Книга Ахматовой имеет отношение не только к «Вечеру» (1912), но и к «Четкам» (1914), куда вошли и стихи «Вечера». Один из вечеров, легким «порозовением» ложащийся на страницы другого вечера – не только излюбленный Пастернаком образ взаимоотражения, сущего взаимопроникновения поэзии и природы. Rosarium, розарий – это и есть «четки» («из разоренного… бороздили…порозовением»). Само знакомство с ахматовской лирикой кодируется названиями ее поэтических сборников и движется в стайке их проблесковых маячков. Описав стезю Ахматовой, ее поэтическую дорогу – от «Вечера» до четвертого сборника стихов «Подорожник» (1921), Пастернаку только и оставалось что «ошибиться», блестяще доказав собственное положение о союзе памяти и забвения.
Отдельная комната до краев наполнена лишь одним волнующим занятием – чтением. Под ним Пастернак ходит, как под парусом. Комната и книга. Точка. Сказано так, как будто в сданном в наем углу кроме книги ничего нет и не предвидится. Как начало новой эры, где вместо потопа – погром. Книга в комнате, книга, равная комнате, в которую он пришел все спокойно обмозговать. Комната-футляр для книги с читателем. Осеннее солнце плугом размышления бороздит тихие бесконечные поля этого одиночества вдвоем. Вечер являет себя в двух союзных, но не однородных манифестациях: один – благодарным светом падает на страницы книги и мягко окрашивает их в розовый цвет, как дрожащие щеки любимого лица; второй вечер, как дорожная сума, заключает в себе содержание ахматовских стихов.
Пастернак охотно признается, что позавидовал Ахматовой, которую умудрил Господь с такой атомарной простотой и непосредственностью познать истину. При этом он так относится к прочитанному, как его выражает и освещает вечер («я завидовал автору» – «вечер в двух видах заключался в ней» [книге]). Ахматова там, где начинаются сумерки, являющиеся одновременно и ключом, и запертым содержанием. Голимая двусмысленность слова «заключать» состоит в том, что хорошо обозримая расположенность стихотворного содержания, заключенного в читаемой книге, является и душой и формой переживания и умозаключения о нем.

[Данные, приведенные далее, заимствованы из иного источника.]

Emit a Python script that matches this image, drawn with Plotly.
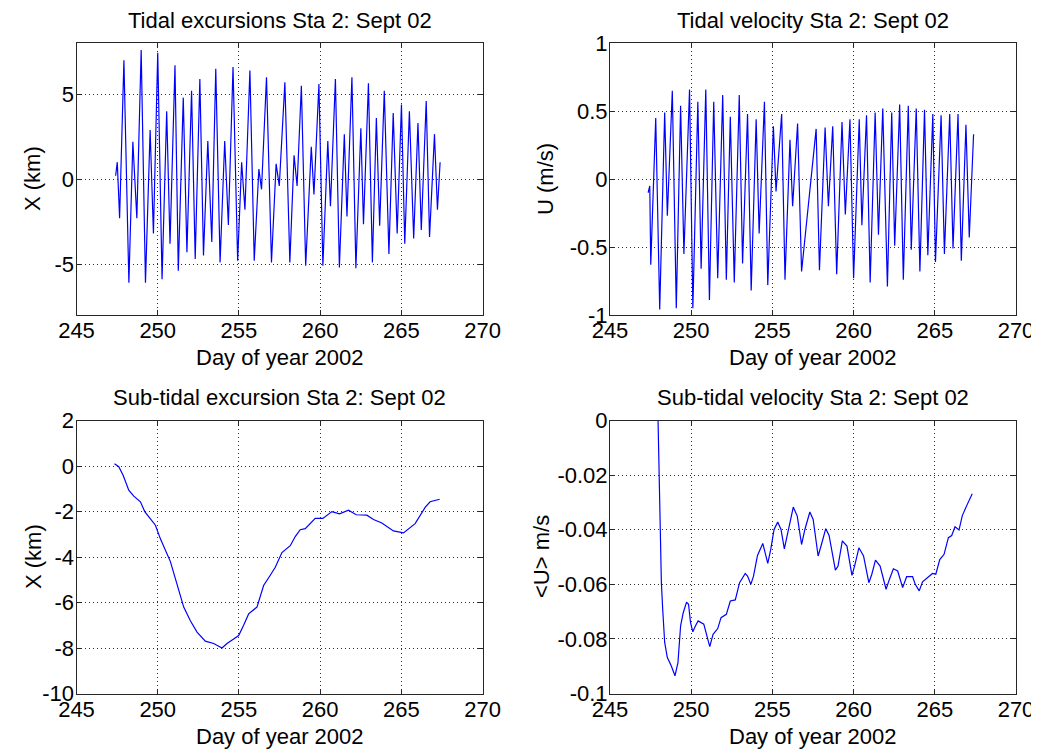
import plotly.graph_objects as go

# ---------------- data ----------------
# Tidal excursion X (km), top-left: extrema of the record
tidal_x_day = [247.408, 247.51, 247.653, 247.918, 248.224, 248.469, 248.714, 248.98, 249.245, 249.531,
               249.735, 250.0, 250.265, 250.551, 250.755, 251.061, 251.265, 251.571, 251.796, 252.082,
               252.306, 252.592, 252.816, 253.082, 253.327, 253.571, 253.837, 254.122, 254.347, 254.633,
               254.918, 255.163, 255.367, 255.673, 255.939, 256.224, 256.388, 256.694, 257.0, 257.286,
               257.48, 257.825, 258.13, 258.39, 258.577, 258.84, 259.106, 259.45, 259.614, 259.92,
               260.163, 260.467, 260.63, 260.935, 261.179, 261.484, 261.646, 261.951, 262.195, 262.5,
               262.663, 262.967, 263.211, 263.455, 263.659, 263.943, 264.228, 264.492, 264.736, 265.0,
               265.203, 265.488, 265.752, 266.016, 266.22, 266.524, 266.728, 267.033, 267.215, 267.378]
tidal_x_km = [0.2, 1.0, -2.3, 7.0, -6.1, 2.2, -2.3, 7.6, -6.1, 2.9,
              -3.2, 7.45, -5.9, 4.0, -3.8, 6.7, -5.4, 4.8, -4.3, 5.2,
              -4.7, 5.9, -4.5, 2.25, -3.7, 6.5, -4.9, 2.25, -2.7, 6.6,
              -4.8, 1.0, -1.8, 6.4, -4.8, 0.6, -0.6, 6.0, -4.9, 0.9,
              -0.4, 5.7, -4.9, 1.4, -0.4, 5.5, -5.1, 1.9, -0.9, 5.6,
              -5.1, 2.25, -1.6, 5.9, -5.2, 2.65, -2.2, 6.0, -5.25, 3.0,
              -2.65, 5.65, -4.9, 3.6, -2.75, 5.2, -4.4, 3.9, -3.2, 4.4,
              -3.8, 4.0, -3.5, 3.3, -3.0, 4.6, -3.4, 2.65, -1.8, 1.0]

# Tidal velocity U (m/s), top-right: extrema of the record
tidal_u_day = [247.347, 247.449, 247.51, 247.816, 248.061, 248.367, 248.531, 248.837, 249.082, 249.347,
               249.551, 249.898, 250.102, 250.408, 250.612, 250.898, 251.122, 251.388, 251.633, 251.939,
               252.163, 252.408, 252.653, 252.959, 253.163, 253.469, 253.694, 254.0, 254.184, 254.51,
               254.714, 255.061, 255.224, 255.571, 255.776, 256.082, 256.245, 256.551, 256.796, 257.694,
               257.898, 258.245, 258.449, 258.714, 258.959, 259.286, 259.49, 259.776, 260.0, 260.347,
               260.51, 260.796, 261.02, 261.327, 261.531, 261.796, 262.082, 262.347, 262.531, 262.837,
               263.061, 263.367, 263.551, 263.857, 264.082, 264.367, 264.571, 264.878, 265.041, 265.388,
               265.592, 265.918, 266.122, 266.429, 266.633, 266.918, 267.122, 267.388]
tidal_u_ms = [-0.10, -0.05, -0.63, 0.45, -0.96, 0.49, -0.27, 0.65, -0.95, 0.54,
              -0.55, 0.66, -0.95, 0.57, -0.66, 0.66, -0.89, 0.57, -0.73, 0.62,
              -0.74, 0.46, -0.76, 0.62, -0.62, 0.48, -0.82, 0.44, -0.40, 0.57,
              -0.78, 0.39, -0.09, 0.48, -0.74, 0.29, -0.20, 0.41, -0.68, 0.37,
              -0.67, 0.38, -0.20, 0.39, -0.70, 0.42, -0.26, 0.44, -0.73, 0.44,
              -0.34, 0.47, -0.76, 0.49, -0.41, 0.52, -0.79, 0.49, -0.49, 0.55,
              -0.74, 0.54, -0.52, 0.52, -0.68, 0.51, -0.56, 0.48, -0.61, 0.47,
              -0.55, 0.48, -0.51, 0.48, -0.60, 0.40, -0.43, 0.33]

# Sub-tidal excursion X (km), bottom-left
sub_x_day = [247.336, 247.602, 247.869, 248.217, 248.525, 248.934, 249.201, 249.549, 249.857, 250.164,
             250.779, 251.189, 251.598, 252.008, 252.418, 252.93, 253.443, 253.955, 254.262, 254.672,
             254.98, 255.287, 255.594, 256.107, 256.516, 256.926, 257.234, 257.643, 258.156, 258.463,
             258.77, 259.078, 259.693, 260.164, 260.717, 261.189, 261.742, 262.213, 262.869, 263.279,
             263.791, 264.508, 265.123, 265.84, 266.455, 266.762, 267.172, 267.35]
sub_x_km = [0.1, -0.03, -0.4, -1.06, -1.32, -1.57, -2.0, -2.3, -2.6, -3.2,
            -4.2, -5.2, -6.2, -6.8, -7.3, -7.7, -7.8, -8.0, -7.8, -7.6,
            -7.45, -7.0, -6.5, -6.2, -5.25, -4.8, -4.45, -3.8, -3.5, -3.1,
            -2.8, -2.75, -2.3, -2.3, -2.0, -2.1, -1.94, -2.14, -2.16, -2.35,
            -2.5, -2.85, -2.94, -2.53, -1.82, -1.57, -1.47, -1.46]

# Sub-tidal velocity <U> (m/s), bottom-right
sub_u_day = [247.959, 248.02, 248.082, 248.163, 248.245, 248.367, 248.531, 248.776, 249.0, 249.184,
             249.347, 249.51, 249.714, 249.837, 249.959, 250.102, 250.265, 250.429, 250.776, 250.98,
             251.143, 251.347, 251.633, 251.837, 252.163, 252.408, 252.714, 252.98, 253.327, 253.469,
             253.673, 253.837, 254.082, 254.408, 254.714, 254.898, 255.102, 255.327, 255.531, 255.735,
             255.939, 256.286, 256.531, 256.796, 257.0, 257.306, 257.51, 257.816, 258.02, 258.286,
             258.49, 258.878, 259.041, 259.306, 259.592, 259.898, 260.061, 260.327, 260.612, 260.939,
             261.122, 261.347, 261.633, 262.0, 262.204, 262.449, 262.714, 263.02, 263.265, 263.633,
             263.796, 264.041, 264.245, 264.551, 264.857, 265.061, 265.306, 265.571, 265.837, 266.041,
             266.245, 266.49, 266.694, 267.0, 267.306]
sub_u_ms = [0.0, -0.0204, -0.0448, -0.0594, -0.0691, -0.0813, -0.0868, -0.0899, -0.0935, -0.0887,
            -0.0752, -0.0704, -0.0665, -0.0673, -0.0740, -0.0774, -0.0752, -0.0734, -0.0746, -0.0789,
            -0.0828, -0.0783, -0.0762, -0.0722, -0.0710, -0.0661, -0.0657, -0.0594, -0.0560, -0.0570,
            -0.0600, -0.0570, -0.0494, -0.0450, -0.0523, -0.0472, -0.0399, -0.0372, -0.0399, -0.0470,
            -0.0411, -0.0317, -0.0350, -0.0454, -0.0399, -0.0335, -0.0362, -0.0496, -0.0454, -0.0396,
            -0.0421, -0.0548, -0.0533, -0.0441, -0.0460, -0.0567, -0.0533, -0.0466, -0.0496, -0.0594,
            -0.0563, -0.0511, -0.0533, -0.0618, -0.0582, -0.0543, -0.0551, -0.0612, -0.0572, -0.0572,
            -0.0600, -0.0624, -0.0591, -0.0576, -0.0560, -0.0563, -0.0509, -0.0490, -0.0429, -0.0421,
            -0.0389, -0.0401, -0.0348, -0.0307, -0.0268]

# Tick values / labels
day_ticks = [245, 250, 255, 260, 265, 270]
day_labels = ["245", "250", "255", "260", "265", "270"]
x_ticks = [-5, 0, 5]
x_labels = ["-5", "0", "5"]
u_ticks = [-1, -0.5, 0, 0.5, 1]
u_labels = ["-1", "-0.5", "0", "0.5", "1"]
subx_ticks = [-10, -8, -6, -4, -2, 0, 2]
subx_labels = ["-10", "-8", "-6", "-4", "-2", "0", "2"]
subu_ticks = [-0.1, -0.08, -0.06, -0.04, -0.02, 0]
subu_labels = ["-0.1", "-0.08", "-0.06", "-0.04", "-0.02", "0"]

titles = ["Tidal excursions Sta 2: Sept 02", "Tidal velocity Sta 2: Sept 02",
          "Sub-tidal excursion Sta 2: Sept 02", "Sub-tidal velocity Sta 2: Sept 02"]
xlabel = "Day of year 2002"
ylabels = ["X (km)", "U (m/s)", "X (km)", "<U> m/s"]

# ---------------- figure ----------------
# The page body keeps its default 8px margin, so the figure starts 8px in;
# it is sized to end at the window edge and all positions below are page pixels.
PW, PH = 1039, 753
OFF = 8
W, H = PW - OFF, PH - OFF
FONT = "Liberation Sans, Arial, Helvetica, sans-serif"
FS = 22
LINE = "#0000FF"
FRAME = "#262626"


def px(x):
    return (x - OFF) / W


def py(y):
    return 1 - (y - OFF) / H


XL = [px(76.5), px(482.7)]
XR = [px(610.0), px(1016.0)]
YT = [py(315.0), py(43.3)]
YB = [py(693.5), py(420.6)]

fig = go.Figure()
series = [(tidal_x_day, tidal_x_km, "x", "y"),
          (tidal_u_day, tidal_u_ms, "x2", "y2"),
          (sub_x_day, sub_x_km, "x3", "y3"),
          (sub_u_day, sub_u_ms, "x4", "y4")]
for xs, ys, xa, ya in series:
    fig.add_trace(go.Scatter(x=xs, y=ys, xaxis=xa, yaxis=ya, mode="lines",
                             line=dict(color=LINE, width=1.2), showlegend=False,
                             cliponaxis=True))

common = dict(showline=True, linecolor=FRAME, linewidth=1, mirror="ticks",
              ticks="inside", ticklen=5, tickcolor=FRAME, tickwidth=1,
              showgrid=True, gridcolor="#303030", gridwidth=1, griddash="1px,3px",
              zeroline=False, tickfont=dict(family=FONT, size=FS, color="black"),
              automargin=False, fixedrange=True, ticklabeloverflow="allow")


def xax(dom, anchor):
    return dict(common, domain=dom, anchor=anchor, range=[245, 270],
                tickmode="array", tickvals=day_ticks, ticktext=day_labels,
                ticklabelstandoff=-4)


def yax(dom, anchor, rng, tv, tt):
    return dict(common, domain=dom, anchor=anchor, range=rng,
                tickmode="array", tickvals=tv, ticktext=tt, ticklabelstandoff=-3)


fig.update_layout(
    width=W, height=H, margin=dict(l=0, r=0, t=0, b=0),
    paper_bgcolor="white", plot_bgcolor="white", template="none",
    font=dict(family=FONT, size=FS, color="black"),
    xaxis=xax(XL, "y"), yaxis=yax(YT, "x", [-8, 8], x_ticks, x_labels),
    xaxis2=xax(XR, "y2"), yaxis2=yax(YT, "x2", [-1, 1], u_ticks, u_labels),
    xaxis3=xax(XL, "y3"), yaxis3=yax(YB, "x3", [-10, 2], subx_ticks, subx_labels),
    xaxis4=xax(XR, "y4"), yaxis4=yax(YB, "x4", [-0.1, 0], subu_ticks, subu_labels),
)

ann = []


def esc(s):
    return s.replace("&", "&amp;").replace("<", "&lt;").replace(">", "&gt;")


def A(text, xpx, ypx, angle=0):
    ann.append(dict(text=esc(text), x=px(xpx), y=py(ypx), xref="paper", yref="paper",
                    xanchor="center", yanchor="middle", showarrow=False, textangle=angle,
                    font=dict(family=FONT, size=FS, color="black")))


cxl = (76.5 + 482.7) / 2
cxr = (610.0 + 1016.0) / 2
A(titles[0], cxl, 20)
A(titles[1], cxr, 20)
A(titles[2], cxl, 397)
A(titles[3], cxr, 397)
A(xlabel, cxl, 357)
A(xlabel, cxr, 357)
A(xlabel, cxl, 736)
A(xlabel, cxr, 736)
A(ylabels[0], 33, 179, -90)
A(ylabels[1], 546, 179, -90)
A(ylabels[2], 33, 557, -90)
A(ylabels[3], 541, 557, -90)
fig.update_layout(annotations=ann)

fig.write_html("out.html")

В книге сходятся три ахматовских сборника, которые, сами будучи собранными, следуют указателю самоназвания и подлежат дальнейшей сборке, образуя пастернаковскую антологию Ахматовой. Авторские названия ахматовских сборников не исчезают, но они не просто обозначают, а есть состояния мира, в котором совершается чтение, в свою очередь в круговой поруке оказывающиеся элементами и способами чтения, когда «Вечер» становится временем дня, «Подорожник» – шуршащими листами книги, а «Четки» – розовым цветом как символом особой нежной податливости материи смысла и молитвенной самоуглубленности. И если драгоценные частицы действительности попадают на страницы ахматовской книги, подобно крупицам золотого песка с каких-то неведомых берегов, то не для того чтобы гербаризироваться там на манер ностальгических мушек, – они с неслыханным упорством прорастающего зерна дают всходы высшей реальности. И было бы непростительной банальностью видеть в этом чтении лирики (лирическом в той же мере) пример расхожего психологического закона: читаю про вечер – вижу вечер. Пастернаком весь этот бездарный натурализм ассоциативного мышления вырублен под корень. Тогда о чем же здесь речь?
Перед нами не застывшая картинка, а стремительно разворачивающаяся и крайне затейливая композиция. Главный герой здесь – не Пастернак (и уж тем более не аукнувшаяся Ахматова), а книга, читаемая Пастернаком, вернее даже – книга, читаемая так, как ее надобно читать. Пастернак – просто имя идеального ее престолонаследователя. Но не будем забывать, что мы сами читаем о том, как Пастернак читал Ахматову, и пастернаковская рецепция – это имманентная структура текста под названием «Люди и положения».